What is asked: Reproduce each line exactly. Skip none.

============================================================

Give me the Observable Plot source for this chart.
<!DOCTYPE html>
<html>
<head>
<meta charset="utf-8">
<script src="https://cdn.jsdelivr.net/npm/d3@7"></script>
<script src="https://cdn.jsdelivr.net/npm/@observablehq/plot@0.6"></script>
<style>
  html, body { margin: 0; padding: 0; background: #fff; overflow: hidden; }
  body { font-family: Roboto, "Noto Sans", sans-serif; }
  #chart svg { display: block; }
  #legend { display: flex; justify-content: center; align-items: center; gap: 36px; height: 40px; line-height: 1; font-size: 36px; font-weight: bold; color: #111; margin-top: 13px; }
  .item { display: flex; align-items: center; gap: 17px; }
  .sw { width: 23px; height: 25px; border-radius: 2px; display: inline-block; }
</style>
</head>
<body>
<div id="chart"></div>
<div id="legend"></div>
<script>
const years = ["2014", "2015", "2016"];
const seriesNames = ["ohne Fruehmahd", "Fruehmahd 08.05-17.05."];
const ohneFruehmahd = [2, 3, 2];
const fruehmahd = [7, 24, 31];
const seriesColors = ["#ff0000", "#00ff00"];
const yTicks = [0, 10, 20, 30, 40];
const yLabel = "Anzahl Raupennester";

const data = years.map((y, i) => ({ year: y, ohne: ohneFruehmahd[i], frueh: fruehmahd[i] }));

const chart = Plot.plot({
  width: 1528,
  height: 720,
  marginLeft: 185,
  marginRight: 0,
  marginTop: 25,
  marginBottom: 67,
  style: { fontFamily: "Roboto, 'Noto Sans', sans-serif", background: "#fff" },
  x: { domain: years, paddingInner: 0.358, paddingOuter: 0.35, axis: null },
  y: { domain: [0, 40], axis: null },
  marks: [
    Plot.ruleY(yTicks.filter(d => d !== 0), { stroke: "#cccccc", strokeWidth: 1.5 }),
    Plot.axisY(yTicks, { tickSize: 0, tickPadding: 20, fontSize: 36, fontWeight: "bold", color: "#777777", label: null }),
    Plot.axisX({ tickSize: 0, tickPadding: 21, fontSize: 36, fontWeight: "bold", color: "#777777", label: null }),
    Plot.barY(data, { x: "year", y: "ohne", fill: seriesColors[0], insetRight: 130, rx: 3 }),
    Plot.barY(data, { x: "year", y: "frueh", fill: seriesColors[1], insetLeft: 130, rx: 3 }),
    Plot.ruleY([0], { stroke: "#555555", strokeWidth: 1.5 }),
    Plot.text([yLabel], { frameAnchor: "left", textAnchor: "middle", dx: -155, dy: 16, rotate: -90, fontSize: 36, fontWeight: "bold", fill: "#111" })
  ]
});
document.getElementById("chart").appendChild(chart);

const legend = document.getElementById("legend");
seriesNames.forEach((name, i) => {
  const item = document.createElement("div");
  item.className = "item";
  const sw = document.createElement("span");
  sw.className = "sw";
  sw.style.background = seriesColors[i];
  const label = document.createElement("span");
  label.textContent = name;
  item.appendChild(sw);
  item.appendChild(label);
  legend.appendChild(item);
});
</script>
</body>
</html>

============================================================

The output:
Give me the Observable Plot source for this chart.
<!DOCTYPE html>
<html>
<head>
<meta charset="utf-8">
<script src="https://cdn.jsdelivr.net/npm/d3@7"></script>
<script src="https://cdn.jsdelivr.net/npm/@observablehq/plot@0.6"></script>
<style>
  html, body { margin: 0; padding: 0; background: #fff; overflow: hidden; }
  body { font-family: Roboto, "Noto Sans", sans-serif; }
  #chart svg { display: block; }
  #legend { display: flex; justify-content: center; align-items: center; gap: 36px; height: 40px; line-height: 1; font-size: 36px; font-weight: bold; color: #111; margin-top: 13px; }
  .item { display: flex; align-items: center; gap: 17px; }
  .sw { width: 23px; height: 25px; border-radius: 2px; display: inline-block; }
</style>
</head>
<body>
<div id="chart"></div>
<div id="legend"></div>
<script>
const years = ["2014", "2015", "2016"];
const seriesNames = ["ohne Fruehmahd", "Fruehmahd 08.05-17.05."];
const ohneFruehmahd = [2, 3, 2];
const fruehmahd = [7, 24, 31];
const seriesColors = ["#ff0000", "#00ff00"];
const yTicks = [0, 10, 20, 30, 40];
const yLabel = "Anzahl Raupennester";

const data = years.map((y, i) => ({ year: y, ohne: ohneFruehmahd[i], frueh: fruehmahd[i] }));

const chart = Plot.plot({
  width: 1528,
  height: 720,
  marginLeft: 185,
  marginRight: 0,
  marginTop: 25,
  marginBottom: 67,
  style: { fontFamily: "Roboto, 'Noto Sans', sans-serif", background: "#fff" },
  x: { domain: years, paddingInner: 0.358, paddingOuter: 0.35, axis: null },
  y: { domain: [0, 40], axis: null },
  marks: [
    Plot.ruleY(yTicks.filter(d => d !== 0), { stroke: "#cccccc", strokeWidth: 1.5 }),
    Plot.axisY(yTicks, { tickSize: 0, tickPadding: 20, fontSize: 36, fontWeight: "bold", color: "#777777", label: null }),
    Plot.axisX({ tickSize: 0, tickPadding: 21, fontSize: 36, fontWeight: "bold", color: "#777777", label: null }),
    Plot.barY(data, { x: "year", y: "ohne", fill: seriesColors[0], insetRight: 130, rx: 3 }),
    Plot.barY(data, { x: "year", y: "frueh", fill: seriesColors[1], insetLeft: 130, rx: 3 }),
    Plot.ruleY([0], { stroke: "#555555", strokeWidth: 1.5 }),
    Plot.text([yLabel], { frameAnchor: "left", textAnchor: "middle", dx: -155, dy: 16, rotate: -90, fontSize: 36, fontWeight: "bold", fill: "#111" })
  ]
});
document.getElementById("chart").appendChild(chart);

const legend = document.getElementById("legend");
seriesNames.forEach((name, i) => {
  const item = document.createElement("div");
  item.className = "item";
  const sw = document.createElement("span");
  sw.className = "sw";
  sw.style.background = seriesColors[i];
  const label = document.createElement("span");
  label.textContent = name;
  item.appendChild(sw);
  item.appendChild(label);
  legend.appendChild(item);
});
</script>
</body>
</html>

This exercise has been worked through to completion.